• **Exercise objective**:
Each line below should be retyped exactly, with no pictures.
-- BEGIN Supplied data --
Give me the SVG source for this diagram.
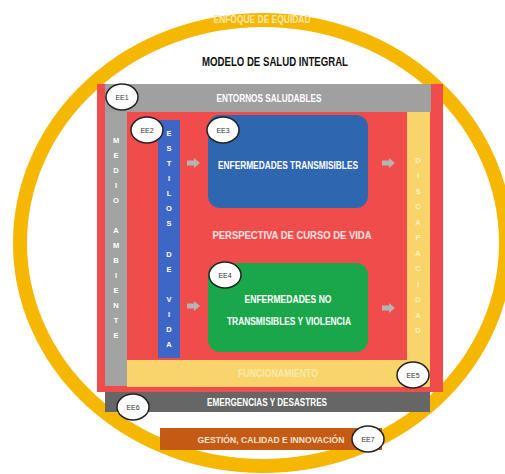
<svg xmlns="http://www.w3.org/2000/svg" width="505" height="474" viewBox="0 0 505 474">
  <defs>
    <style>
      text { font-family: "Liberation Sans", Arial, sans-serif; font-weight: bold; text-anchor: middle; }
      .lbl { font-size: 10px; fill: #ffffff; }
      .pale { font-size: 10px; fill: #fbe9b0; }
      .vert { font-size: 7.5px; fill: #ffffff; }
      .vpale { font-size: 7.5px; fill: #fdf0c8; }
      .tag ellipse { fill: #ffffff; stroke: #222222; stroke-width: 1.5; }
      .tag text { font-size: 7px; fill: #333333; font-weight: normal; }
      .arrow { fill: #b4b4b4; }
    </style>
    <path id="arr" d="M0,-2.5 H7 V-5 L13,0 L7,5 V2.5 H0 Z"/>
  </defs>

  <rect width="505" height="474" fill="#ffffff"/>

  <!-- equity ring -->
  <g id="enfoque">
    <ellipse cx="263" cy="243" rx="243" ry="223" fill="none" stroke="#f6b700" stroke-width="14"/>
    <text x="262" y="23" class="pale" textLength="97" lengthAdjust="spacingAndGlyphs">ENFOQUE DE EQUIDAD</text>
  </g>

  <g id="titulo">
    <text x="275" y="66" font-size="12" fill="#111111" textLength="146" lengthAdjust="spacingAndGlyphs">MODELO DE SALUD INTEGRAL</text>
  </g>

  <!-- outer frame -->
  <g id="marco">
    <rect x="97" y="84" width="346" height="308" fill="#f04c4c"/>
  </g>

  <g id="entornos">
    <rect x="105" y="84" width="326" height="28" fill="#a0a0a0"/>
    <text x="269" y="102" class="lbl" fill="#eeeeee" textLength="105" lengthAdjust="spacingAndGlyphs">ENTORNOS SALUDABLES</text>
  </g>

  <g id="medio-ambiente">
    <rect x="105" y="112" width="22" height="274" fill="#a3a3a3"/>
    <g class="vert">
      <text x="116" y="143">M</text>
      <text x="116" y="158">E</text>
      <text x="116" y="173">D</text>
      <text x="116" y="188">I</text>
      <text x="116" y="203">O</text>
      <text x="116" y="233">A</text>
      <text x="116" y="248">M</text>
      <text x="116" y="263">B</text>
      <text x="116" y="278">I</text>
      <text x="116" y="293">E</text>
      <text x="116" y="308">N</text>
      <text x="116" y="323">T</text>
      <text x="116" y="338">E</text>
    </g>
  </g>

  <g id="funcionamiento">
    <rect x="127" y="360" width="303" height="27" fill="#f9d46a"/>
    <text x="278" y="377" class="pale" textLength="80" lengthAdjust="spacingAndGlyphs">FUNCIONAMIENTO</text>
  </g>

  <g id="discapacidad">
    <rect x="407" y="112" width="23" height="250" fill="#f9d46a"/>
    <g class="vpale">
      <text x="418" y="163">D</text>
      <text x="418" y="178">I</text>
      <text x="418" y="194">S</text>
      <text x="418" y="209">C</text>
      <text x="418" y="225">A</text>
      <text x="418" y="240">P</text>
      <text x="418" y="256">A</text>
      <text x="418" y="271">C</text>
      <text x="418" y="287">I</text>
      <text x="418" y="302">D</text>
      <text x="418" y="318">A</text>
      <text x="418" y="333">D</text>
    </g>
  </g>

  <g id="estilos-de-vida">
    <rect x="158" y="120" width="22" height="238" fill="#3e66c6"/>
    <g class="vert">
      <text x="169" y="136">E</text>
      <text x="169" y="151">S</text>
      <text x="169" y="166">T</text>
      <text x="169" y="181">I</text>
      <text x="169" y="196">L</text>
      <text x="169" y="211">O</text>
      <text x="169" y="226">S</text>
      <text x="169" y="257">D</text>
      <text x="169" y="272">E</text>
      <text x="169" y="302">V</text>
      <text x="169" y="317">I</text>
      <text x="169" y="332">D</text>
      <text x="169" y="347">A</text>
    </g>
  </g>

  <g id="transmisibles">
    <rect x="208" y="115" width="160" height="93" rx="12" fill="#2f66b0"/>
    <text x="288" y="169" class="lbl" textLength="140" lengthAdjust="spacingAndGlyphs">ENFERMEDADES TRANSMISIBLES</text>
  </g>

  <g id="curso-de-vida">
    <text x="292" y="239" font-size="11" fill="#ffe4e4" textLength="159" lengthAdjust="spacingAndGlyphs">PERSPECTIVA DE CURSO DE VIDA</text>
  </g>

  <g id="no-transmisibles">
    <rect x="208" y="263" width="160" height="89" rx="12" fill="#19a74a"/>
    <text x="288" y="303" class="lbl" textLength="87" lengthAdjust="spacingAndGlyphs">ENFERMEDADES NO</text>
    <text x="289" y="325" class="lbl" textLength="124" lengthAdjust="spacingAndGlyphs">TRANSMISIBLES Y VIOLENCIA</text>
  </g>

  <g id="emergencias">
    <rect x="105" y="392" width="325" height="20" fill="#666666"/>
    <text x="267" y="406" class="lbl" fill="#eeeeee" textLength="120" lengthAdjust="spacingAndGlyphs">EMERGENCIAS Y DESASTRES</text>
  </g>

  <g id="gestion">
    <rect x="160" y="428" width="222" height="22" fill="#c45a14"/>
    <text x="271" y="442.5" font-size="9" fill="#f3e3d3" textLength="147" lengthAdjust="spacingAndGlyphs">GESTIÓN, CALIDAD E INNOVACIÓN</text>
  </g>

  <!-- flow arrows -->
  <g id="conectores" class="arrow">
    <use href="#arr" x="187" y="163"/>
    <use href="#arr" x="382" y="163"/>
    <use href="#arr" x="187" y="306"/>
    <use href="#arr" x="382" y="308"/>
  </g>

  <!-- strategy tags -->
  <g id="ee1" class="tag"><ellipse cx="122" cy="97" rx="16" ry="13"/><text x="122" y="100">EE1</text></g>
  <g id="ee2" class="tag"><ellipse cx="147" cy="130" rx="16" ry="13"/><text x="147" y="133">EE2</text></g>
  <g id="ee3" class="tag"><ellipse cx="223" cy="130" rx="16" ry="13"/><text x="223" y="133">EE3</text></g>
  <g id="ee4" class="tag"><ellipse cx="225" cy="275" rx="16" ry="13"/><text x="225" y="278">EE4</text></g>
  <g id="ee5" class="tag"><ellipse cx="413" cy="375" rx="16" ry="13"/><text x="413" y="378">EE5</text></g>
  <g id="ee6" class="tag"><ellipse cx="133" cy="407" rx="16" ry="13"/><text x="133" y="410">EE6</text></g>
  <g id="ee7" class="tag"><ellipse cx="368" cy="439" rx="16" ry="13"/><text x="368" y="442">EE7</text></g>
</svg>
-- END Supplied data --
• **Reply to the exercise**:
Give me the SVG source for this diagram.
<svg xmlns="http://www.w3.org/2000/svg" width="505" height="474" viewBox="0 0 505 474">
  <defs>
    <style>
      text { font-family: "Liberation Sans", Arial, sans-serif; font-weight: bold; text-anchor: middle; }
      .lbl { font-size: 10px; fill: #ffffff; }
      .pale { font-size: 10px; fill: #fbe9b0; }
      .vert { font-size: 7.5px; fill: #ffffff; }
      .vpale { font-size: 7.5px; fill: #fdf0c8; }
      .tag ellipse { fill: #ffffff; stroke: #222222; stroke-width: 1.5; }
      .tag text { font-size: 7px; fill: #333333; font-weight: normal; }
      .arrow { fill: #b4b4b4; }
    </style>
    <path id="arr" d="M0,-2.5 H7 V-5 L13,0 L7,5 V2.5 H0 Z"/>
  </defs>

  <rect width="505" height="474" fill="#ffffff"/>

  <!-- equity ring -->
  <g id="enfoque">
    <ellipse cx="263" cy="243" rx="243" ry="223" fill="none" stroke="#f6b700" stroke-width="14"/>
    <text x="262" y="23" class="pale" textLength="97" lengthAdjust="spacingAndGlyphs">ENFOQUE DE EQUIDAD</text>
  </g>

  <g id="titulo">
    <text x="275" y="66" font-size="12" fill="#111111" textLength="146" lengthAdjust="spacingAndGlyphs">MODELO DE SALUD INTEGRAL</text>
  </g>

  <!-- outer frame -->
  <g id="marco">
    <rect x="97" y="84" width="346" height="308" fill="#f04c4c"/>
  </g>

  <g id="entornos">
    <rect x="105" y="84" width="326" height="28" fill="#a0a0a0"/>
    <text x="269" y="102" class="lbl" fill="#eeeeee" textLength="105" lengthAdjust="spacingAndGlyphs">ENTORNOS SALUDABLES</text>
  </g>

  <g id="medio-ambiente">
    <rect x="105" y="112" width="22" height="274" fill="#a3a3a3"/>
    <g class="vert">
      <text x="116" y="143">M</text>
      <text x="116" y="158">E</text>
      <text x="116" y="173">D</text>
      <text x="116" y="188">I</text>
      <text x="116" y="203">O</text>
      <text x="116" y="233">A</text>
      <text x="116" y="248">M</text>
      <text x="116" y="263">B</text>
      <text x="116" y="278">I</text>
      <text x="116" y="293">E</text>
      <text x="116" y="308">N</text>
      <text x="116" y="323">T</text>
      <text x="116" y="338">E</text>
    </g>
  </g>

  <g id="funcionamiento">
    <rect x="127" y="360" width="303" height="27" fill="#f9d46a"/>
    <text x="278" y="377" class="pale" textLength="80" lengthAdjust="spacingAndGlyphs">FUNCIONAMIENTO</text>
  </g>

  <g id="discapacidad">
    <rect x="407" y="112" width="23" height="250" fill="#f9d46a"/>
    <g class="vpale">
      <text x="418" y="163">D</text>
      <text x="418" y="178">I</text>
      <text x="418" y="194">S</text>
      <text x="418" y="209">C</text>
      <text x="418" y="225">A</text>
      <text x="418" y="240">P</text>
      <text x="418" y="256">A</text>
      <text x="418" y="271">C</text>
      <text x="418" y="287">I</text>
      <text x="418" y="302">D</text>
      <text x="418" y="318">A</text>
      <text x="418" y="333">D</text>
    </g>
  </g>

  <g id="estilos-de-vida">
    <rect x="158" y="120" width="22" height="238" fill="#3e66c6"/>
    <g class="vert">
      <text x="169" y="136">E</text>
      <text x="169" y="151">S</text>
      <text x="169" y="166">T</text>
      <text x="169" y="181">I</text>
      <text x="169" y="196">L</text>
      <text x="169" y="211">O</text>
      <text x="169" y="226">S</text>
      <text x="169" y="257">D</text>
      <text x="169" y="272">E</text>
      <text x="169" y="302">V</text>
      <text x="169" y="317">I</text>
      <text x="169" y="332">D</text>
      <text x="169" y="347">A</text>
    </g>
  </g>

  <g id="transmisibles">
    <rect x="208" y="115" width="160" height="93" rx="12" fill="#2f66b0"/>
    <text x="288" y="169" class="lbl" textLength="140" lengthAdjust="spacingAndGlyphs">ENFERMEDADES TRANSMISIBLES</text>
  </g>

  <g id="curso-de-vida">
    <text x="292" y="239" font-size="11" fill="#ffe4e4" textLength="159" lengthAdjust="spacingAndGlyphs">PERSPECTIVA DE CURSO DE VIDA</text>
  </g>

  <g id="no-transmisibles">
    <rect x="208" y="263" width="160" height="89" rx="12" fill="#19a74a"/>
    <text x="288" y="303" class="lbl" textLength="87" lengthAdjust="spacingAndGlyphs">ENFERMEDADES NO</text>
    <text x="289" y="325" class="lbl" textLength="124" lengthAdjust="spacingAndGlyphs">TRANSMISIBLES Y VIOLENCIA</text>
  </g>

  <g id="emergencias">
    <rect x="105" y="392" width="325" height="20" fill="#666666"/>
    <text x="267" y="406" class="lbl" fill="#eeeeee" textLength="120" lengthAdjust="spacingAndGlyphs">EMERGENCIAS Y DESASTRES</text>
  </g>

  <g id="gestion">
    <rect x="160" y="428" width="222" height="22" fill="#c45a14"/>
    <text x="271" y="442.5" font-size="9" fill="#f3e3d3" textLength="147" lengthAdjust="spacingAndGlyphs">GESTIÓN, CALIDAD E INNOVACIÓN</text>
  </g>

  <!-- flow arrows -->
  <g id="conectores" class="arrow">
    <use href="#arr" x="187" y="163"/>
    <use href="#arr" x="382" y="163"/>
    <use href="#arr" x="187" y="306"/>
    <use href="#arr" x="382" y="308"/>
  </g>

  <!-- strategy tags -->
  <g id="ee1" class="tag"><ellipse cx="122" cy="97" rx="16" ry="13"/><text x="122" y="100">EE1</text></g>
  <g id="ee2" class="tag"><ellipse cx="147" cy="130" rx="16" ry="13"/><text x="147" y="133">EE2</text></g>
  <g id="ee3" class="tag"><ellipse cx="223" cy="130" rx="16" ry="13"/><text x="223" y="133">EE3</text></g>
  <g id="ee4" class="tag"><ellipse cx="225" cy="275" rx="16" ry="13"/><text x="225" y="278">EE4</text></g>
  <g id="ee5" class="tag"><ellipse cx="413" cy="375" rx="16" ry="13"/><text x="413" y="378">EE5</text></g>
  <g id="ee6" class="tag"><ellipse cx="133" cy="407" rx="16" ry="13"/><text x="133" y="410">EE6</text></g>
  <g id="ee7" class="tag"><ellipse cx="368" cy="439" rx="16" ry="13"/><text x="368" y="442">EE7</text></g>
</svg>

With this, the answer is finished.